■ **Brief**
Restate, exactly and without pictures, the lines from the start of the listing below through the line holding "219.5, 219.6, 219.7];".

■ **Provided material**
* START *
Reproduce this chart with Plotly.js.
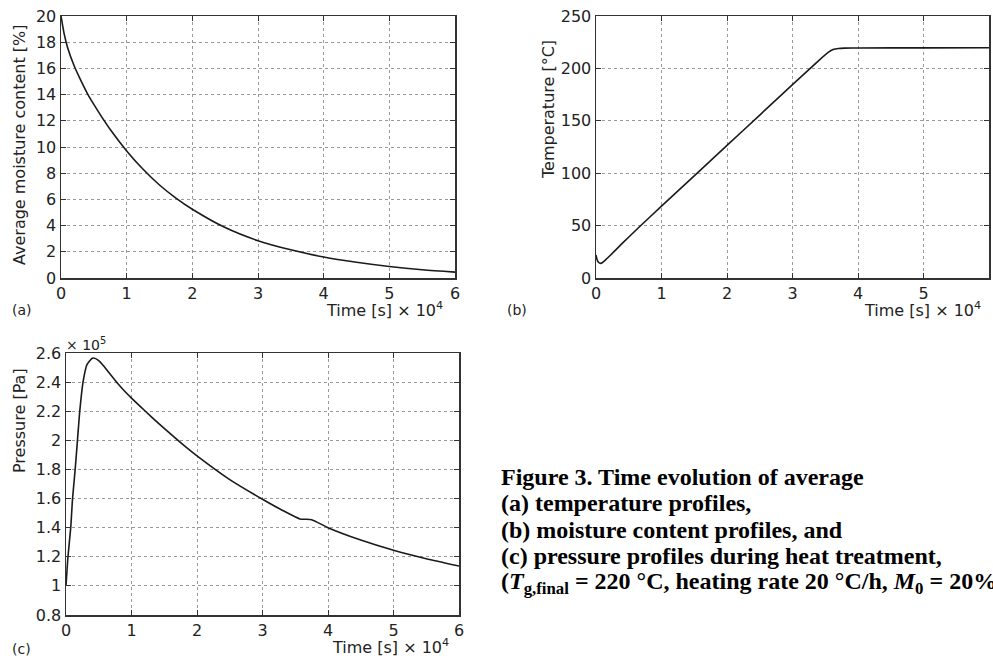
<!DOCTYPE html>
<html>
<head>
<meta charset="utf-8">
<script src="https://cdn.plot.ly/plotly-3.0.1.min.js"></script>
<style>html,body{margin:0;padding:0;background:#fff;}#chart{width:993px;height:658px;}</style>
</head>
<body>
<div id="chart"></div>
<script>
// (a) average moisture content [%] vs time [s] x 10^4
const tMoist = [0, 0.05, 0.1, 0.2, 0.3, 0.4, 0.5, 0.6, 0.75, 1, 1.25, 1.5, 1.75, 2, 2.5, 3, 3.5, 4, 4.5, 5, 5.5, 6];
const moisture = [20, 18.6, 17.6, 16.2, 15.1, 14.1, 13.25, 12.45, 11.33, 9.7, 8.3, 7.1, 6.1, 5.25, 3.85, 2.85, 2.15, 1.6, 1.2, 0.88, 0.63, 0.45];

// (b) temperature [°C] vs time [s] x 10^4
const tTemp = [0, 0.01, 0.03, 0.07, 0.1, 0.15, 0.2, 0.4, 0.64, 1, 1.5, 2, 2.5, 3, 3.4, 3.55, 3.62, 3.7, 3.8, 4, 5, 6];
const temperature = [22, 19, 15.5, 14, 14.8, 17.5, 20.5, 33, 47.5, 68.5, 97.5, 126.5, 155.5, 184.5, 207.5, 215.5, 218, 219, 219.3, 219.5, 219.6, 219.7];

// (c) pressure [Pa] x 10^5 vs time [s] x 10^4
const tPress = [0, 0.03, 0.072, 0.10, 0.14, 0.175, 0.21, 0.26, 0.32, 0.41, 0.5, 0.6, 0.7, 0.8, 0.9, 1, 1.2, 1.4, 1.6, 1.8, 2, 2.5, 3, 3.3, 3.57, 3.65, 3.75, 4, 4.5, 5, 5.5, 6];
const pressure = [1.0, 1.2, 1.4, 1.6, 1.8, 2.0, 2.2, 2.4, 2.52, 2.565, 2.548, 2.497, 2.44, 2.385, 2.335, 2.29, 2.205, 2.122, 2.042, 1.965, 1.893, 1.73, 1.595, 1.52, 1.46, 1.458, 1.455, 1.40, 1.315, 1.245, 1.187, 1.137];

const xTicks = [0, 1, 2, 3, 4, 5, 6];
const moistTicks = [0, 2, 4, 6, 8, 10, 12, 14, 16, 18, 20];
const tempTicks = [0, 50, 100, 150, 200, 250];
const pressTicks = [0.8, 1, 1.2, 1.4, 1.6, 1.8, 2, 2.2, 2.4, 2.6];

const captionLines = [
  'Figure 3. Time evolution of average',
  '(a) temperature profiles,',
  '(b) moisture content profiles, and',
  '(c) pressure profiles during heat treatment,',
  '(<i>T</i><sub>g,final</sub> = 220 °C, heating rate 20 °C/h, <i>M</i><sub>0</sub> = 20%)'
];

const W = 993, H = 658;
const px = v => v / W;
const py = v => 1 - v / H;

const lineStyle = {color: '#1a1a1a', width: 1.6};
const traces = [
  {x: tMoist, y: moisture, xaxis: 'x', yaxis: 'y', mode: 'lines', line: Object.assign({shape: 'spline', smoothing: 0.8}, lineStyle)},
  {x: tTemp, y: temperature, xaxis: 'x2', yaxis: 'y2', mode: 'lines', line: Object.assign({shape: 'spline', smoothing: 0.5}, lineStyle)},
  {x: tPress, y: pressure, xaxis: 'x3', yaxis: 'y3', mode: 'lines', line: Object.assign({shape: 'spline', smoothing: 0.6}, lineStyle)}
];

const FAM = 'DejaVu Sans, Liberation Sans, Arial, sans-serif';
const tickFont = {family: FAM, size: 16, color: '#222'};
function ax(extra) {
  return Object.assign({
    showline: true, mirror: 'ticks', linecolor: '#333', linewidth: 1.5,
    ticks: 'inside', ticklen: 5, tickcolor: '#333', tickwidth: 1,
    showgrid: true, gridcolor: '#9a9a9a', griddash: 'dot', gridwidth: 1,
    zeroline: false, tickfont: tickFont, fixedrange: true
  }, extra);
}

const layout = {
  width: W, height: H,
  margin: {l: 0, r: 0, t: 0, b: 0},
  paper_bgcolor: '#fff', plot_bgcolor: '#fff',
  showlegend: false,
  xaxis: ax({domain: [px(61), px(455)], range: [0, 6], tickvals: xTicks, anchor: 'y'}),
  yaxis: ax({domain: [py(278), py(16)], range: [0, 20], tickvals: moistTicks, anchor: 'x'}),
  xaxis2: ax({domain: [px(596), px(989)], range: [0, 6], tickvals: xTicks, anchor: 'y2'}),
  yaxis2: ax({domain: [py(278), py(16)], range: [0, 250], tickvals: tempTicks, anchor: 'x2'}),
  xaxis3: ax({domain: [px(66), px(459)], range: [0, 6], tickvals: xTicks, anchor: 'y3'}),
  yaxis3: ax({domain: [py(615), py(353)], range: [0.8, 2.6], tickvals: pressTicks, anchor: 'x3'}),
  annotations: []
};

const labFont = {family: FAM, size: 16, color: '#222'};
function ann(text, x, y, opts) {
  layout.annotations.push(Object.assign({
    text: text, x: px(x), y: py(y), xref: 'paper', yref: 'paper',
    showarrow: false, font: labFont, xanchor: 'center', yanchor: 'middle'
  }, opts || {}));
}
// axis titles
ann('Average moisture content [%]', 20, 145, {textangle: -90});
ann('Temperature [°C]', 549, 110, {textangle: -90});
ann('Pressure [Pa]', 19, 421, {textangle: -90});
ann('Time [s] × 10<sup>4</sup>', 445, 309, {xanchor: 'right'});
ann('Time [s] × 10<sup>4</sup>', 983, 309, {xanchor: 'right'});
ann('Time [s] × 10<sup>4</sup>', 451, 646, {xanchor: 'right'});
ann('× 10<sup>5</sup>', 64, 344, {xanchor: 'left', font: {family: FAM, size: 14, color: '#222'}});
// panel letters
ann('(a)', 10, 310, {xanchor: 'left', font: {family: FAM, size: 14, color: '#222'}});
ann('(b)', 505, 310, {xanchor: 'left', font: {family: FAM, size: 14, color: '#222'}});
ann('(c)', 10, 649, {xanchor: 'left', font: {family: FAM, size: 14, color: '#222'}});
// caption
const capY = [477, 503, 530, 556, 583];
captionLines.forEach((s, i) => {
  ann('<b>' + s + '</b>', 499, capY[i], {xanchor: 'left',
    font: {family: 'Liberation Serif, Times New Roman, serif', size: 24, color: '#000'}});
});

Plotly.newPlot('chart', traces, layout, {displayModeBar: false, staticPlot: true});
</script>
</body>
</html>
* END *
■ **Task answer**
Reproduce this chart with Plotly.js.
<!DOCTYPE html>
<html>
<head>
<meta charset="utf-8">
<script src="https://cdn.plot.ly/plotly-3.0.1.min.js"></script>
<style>html,body{margin:0;padding:0;background:#fff;}#chart{width:993px;height:658px;}</style>
</head>
<body>
<div id="chart"></div>
<script>
// (a) average moisture content [%] vs time [s] x 10^4
const tMoist = [0, 0.05, 0.1, 0.2, 0.3, 0.4, 0.5, 0.6, 0.75, 1, 1.25, 1.5, 1.75, 2, 2.5, 3, 3.5, 4, 4.5, 5, 5.5, 6];
const moisture = [20, 18.6, 17.6, 16.2, 15.1, 14.1, 13.25, 12.45, 11.33, 9.7, 8.3, 7.1, 6.1, 5.25, 3.85, 2.85, 2.15, 1.6, 1.2, 0.88, 0.63, 0.45];

// (b) temperature [°C] vs time [s] x 10^4
const tTemp = [0, 0.01, 0.03, 0.07, 0.1, 0.15, 0.2, 0.4, 0.64, 1, 1.5, 2, 2.5, 3, 3.4, 3.55, 3.62, 3.7, 3.8, 4, 5, 6];
const temperature = [22, 19, 15.5, 14, 14.8, 17.5, 20.5, 33, 47.5, 68.5, 97.5, 126.5, 155.5, 184.5, 207.5, 215.5, 218, 219, 219.3, 219.5, 219.6, 219.7];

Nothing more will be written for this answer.